### DIRECTIONS:
Leave out the pictures and retype only the lines from the opening line to the line that holds "1.21e-8, 3.74e-8, 7.08e-7];", both ends included.

### MATERIAL PROVIDED:
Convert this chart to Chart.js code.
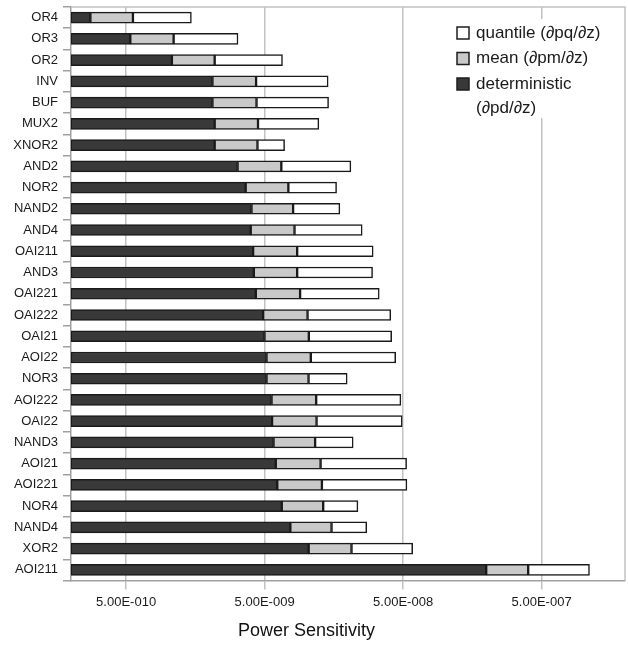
<!DOCTYPE html>
<html>
<head>
<meta charset="utf-8">
<script src="https://cdn.jsdelivr.net/npm/chart.js@4.4.1/dist/chart.umd.min.js"></script>
<style>
  html, body { margin: 0; padding: 0; background: #fff; }
  #wrap { position: relative; width: 628px; height: 646px; }
</style>
</head>
<body>
<div id="wrap"><canvas id="chart"></canvas></div>
<script>
const cells = ["OR4", "OR3", "OR2", "INV", "BUF", "MUX2", "XNOR2", "AND2", "NOR2", "NAND2",
  "AND4", "OAI211", "AND3", "OAI221", "OAI222", "OAI21", "AOI22", "NOR3", "AOI222", "OAI22",
  "NAND3", "AOI21", "AOI221", "NOR4", "NAND4", "XOR2", "AOI211"];

const deterministic = [2.76e-10, 5.36e-10, 1.07e-9, 2.10e-9, 2.10e-9, 2.18e-9, 2.18e-9, 3.19e-9, 3.65e-9, 4.02e-9,
  3.97e-9, 4.13e-9, 4.18e-9, 4.32e-9, 4.88e-9, 4.99e-9, 5.16e-9, 5.16e-9, 5.61e-9, 5.66e-9,
  5.80e-9, 6.02e-9, 6.17e-9, 6.65e-9, 7.67e-9, 1.04e-8, 1.99e-7];
const mean = [2.84e-10, 5.66e-10, 1.11e-9, 2.24e-9, 2.27e-9, 2.30e-9, 2.26e-9, 3.41e-9, 3.77e-9, 4.01e-9,
  4.25e-9, 4.46e-9, 4.41e-9, 4.70e-9, 5.33e-9, 5.44e-9, 5.62e-9, 5.22e-9, 6.17e-9, 6.20e-9,
  5.78e-9, 6.66e-9, 6.79e-9, 6.59e-9, 7.54e-9, 1.08e-8, 2.01e-7];
const quantile = [9.2e-10, 2.11e-9, 4.55e-9, 1.004e-8, 1.011e-8, 7.84e-9, 2.53e-9, 1.438e-8, 9.12e-9, 9.44e-9,
  1.71e-8, 2.18e-8, 2.15e-8, 2.46e-8, 3.05e-8, 3.09e-8, 3.34e-8, 9.35e-9, 3.64e-8, 3.74e-8,
  1.022e-8, 4.03e-8, 4.03e-8, 1.034e-8, 1.21e-8, 3.74e-8, 7.08e-7];

const tickValues = [5e-10, 5e-9, 5e-8, 5e-7];
const tickLabels = ["5.00E-010", "5.00E-009", "5.00E-008", "5.00E-007"];
const axisTitle = "Power Sensitivity";

const FONT = "'Liberation Sans', Arial, sans-serif";
const colors = { deterministic: "#393939", mean: "#c9c9c9", quantile: "#ffffff" };

// light frame on top and right of the plot
const framePlugin = {
  id: "frame",
  beforeDatasetsDraw(chart) {
    const { ctx, chartArea: a } = chart;
    ctx.save();
    ctx.strokeStyle = "#c2c2c2";
    ctx.lineWidth = 1.5;
    ctx.beginPath();
    ctx.moveTo(a.left, a.top);
    ctx.lineTo(a.right, a.top);
    ctx.lineTo(a.right, a.bottom);
    ctx.stroke();
    ctx.restore();
  }
};

// legend sits inside the plot, top right, reversed order
const legendPlugin = {
  id: "insideLegend",
  afterDatasetsDraw(chart) {
    const ctx = chart.ctx;
    ctx.save();
    ctx.fillStyle = "#fff";
    ctx.fillRect(450, 19, 168, 99);
    ctx.font = "17px " + FONT;
    ctx.textBaseline = "middle";
    ctx.textAlign = "left";
    let y = 33;
    chart.data.datasets.slice().reverse().forEach(ds => {
      const lines = ds.label.split("\n");
      ctx.fillStyle = ds.backgroundColor;
      ctx.strokeStyle = "#1e1e1e";
      ctx.lineWidth = 1.5;
      ctx.fillRect(457, y - 6, 12, 12);
      ctx.strokeRect(457, y - 6, 12, 12);
      ctx.fillStyle = "#1a1a1a";
      lines.forEach((ln, i) => ctx.fillText(ln, 476, y + i * 24.5));
      y += lines.length * 25.5;
    });
    ctx.restore();
  }
};

const titlePlugin = {
  id: "axisTitle",
  afterDraw(chart) {
    const ctx = chart.ctx;
    ctx.save();
    ctx.font = "18px " + FONT;
    ctx.fillStyle = "#111";
    ctx.textAlign = "center";
    ctx.textBaseline = "middle";
    ctx.fillText(axisTitle, 306.5, 631);
    ctx.restore();
  }
};

const barBase = { borderColor: "#1a1a1a", borderWidth: 1.5, borderSkipped: false, barThickness: 11 };

new Chart(document.getElementById("chart"), {
  type: "bar",
  data: {
    labels: cells,
    datasets: [
      { label: "deterministic\n(∂pd/∂z)", data: deterministic, backgroundColor: colors.deterministic, ...barBase },
      { label: "mean (∂pm/∂z)", data: mean, backgroundColor: colors.mean, ...barBase },
      { label: "quantile (∂pq/∂z)", data: quantile, backgroundColor: colors.quantile, ...barBase }
    ]
  },
  options: {
    indexAxis: "y",
    responsive: true,
    maintainAspectRatio: false,
    animation: false,
    layout: { padding: { top: 7, right: 3, left: 0, bottom: 0 } },
    plugins: { legend: { display: false }, tooltip: { enabled: false } },
    scales: {
      x: {
        type: "logarithmic",
        stacked: true,
        min: 2e-10,
        max: 2e-6,
        afterBuildTicks: scale => { scale.ticks = tickValues.map(v => ({ value: v })); },
        afterFit: scale => { scale.height = 65.5; scale.paddingLeft = 0; scale.paddingRight = 0; },
        grid: { color: "#c2c2c2", lineWidth: 1.5, tickLength: 9 },
        border: { color: "#a0a0a0", width: 1.5 },
        ticks: {
          padding: 5,
          color: "#1a1a1a",
          font: { family: FONT, size: 13 },
          autoSkip: false,
          maxRotation: 0,
          callback: (v) => tickLabels[tickValues.indexOf(v)] ?? ""
        }
      },
      y: {
        stacked: true,
        afterFit: scale => { scale.width = 71; scale.paddingTop = 0; scale.paddingBottom = 0; },
        grid: { offset: true, drawOnChartArea: false, tickLength: 8, color: "#a0a0a0", lineWidth: 1.5 },
        border: { color: "#a0a0a0", width: 1.5 },
        ticks: { padding: 5, color: "#1a1a1a", font: { family: FONT, size: 13 }, autoSkip: false }
      }
    }
  },
  plugins: [framePlugin, legendPlugin, titlePlugin]
});
</script>
</body>
</html>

### SOLUTION FOR THIS PROBLEM:
Convert this chart to Chart.js code.
<!DOCTYPE html>
<html>
<head>
<meta charset="utf-8">
<script src="https://cdn.jsdelivr.net/npm/chart.js@4.4.1/dist/chart.umd.min.js"></script>
<style>
  html, body { margin: 0; padding: 0; background: #fff; }
  #wrap { position: relative; width: 628px; height: 646px; }
</style>
</head>
<body>
<div id="wrap"><canvas id="chart"></canvas></div>
<script>
const cells = ["OR4", "OR3", "OR2", "INV", "BUF", "MUX2", "XNOR2", "AND2", "NOR2", "NAND2",
  "AND4", "OAI211", "AND3", "OAI221", "OAI222", "OAI21", "AOI22", "NOR3", "AOI222", "OAI22",
  "NAND3", "AOI21", "AOI221", "NOR4", "NAND4", "XOR2", "AOI211"];

const deterministic = [2.76e-10, 5.36e-10, 1.07e-9, 2.10e-9, 2.10e-9, 2.18e-9, 2.18e-9, 3.19e-9, 3.65e-9, 4.02e-9,
  3.97e-9, 4.13e-9, 4.18e-9, 4.32e-9, 4.88e-9, 4.99e-9, 5.16e-9, 5.16e-9, 5.61e-9, 5.66e-9,
  5.80e-9, 6.02e-9, 6.17e-9, 6.65e-9, 7.67e-9, 1.04e-8, 1.99e-7];
const mean = [2.84e-10, 5.66e-10, 1.11e-9, 2.24e-9, 2.27e-9, 2.30e-9, 2.26e-9, 3.41e-9, 3.77e-9, 4.01e-9,
  4.25e-9, 4.46e-9, 4.41e-9, 4.70e-9, 5.33e-9, 5.44e-9, 5.62e-9, 5.22e-9, 6.17e-9, 6.20e-9,
  5.78e-9, 6.66e-9, 6.79e-9, 6.59e-9, 7.54e-9, 1.08e-8, 2.01e-7];
const quantile = [9.2e-10, 2.11e-9, 4.55e-9, 1.004e-8, 1.011e-8, 7.84e-9, 2.53e-9, 1.438e-8, 9.12e-9, 9.44e-9,
  1.71e-8, 2.18e-8, 2.15e-8, 2.46e-8, 3.05e-8, 3.09e-8, 3.34e-8, 9.35e-9, 3.64e-8, 3.74e-8,
  1.022e-8, 4.03e-8, 4.03e-8, 1.034e-8, 1.21e-8, 3.74e-8, 7.08e-7];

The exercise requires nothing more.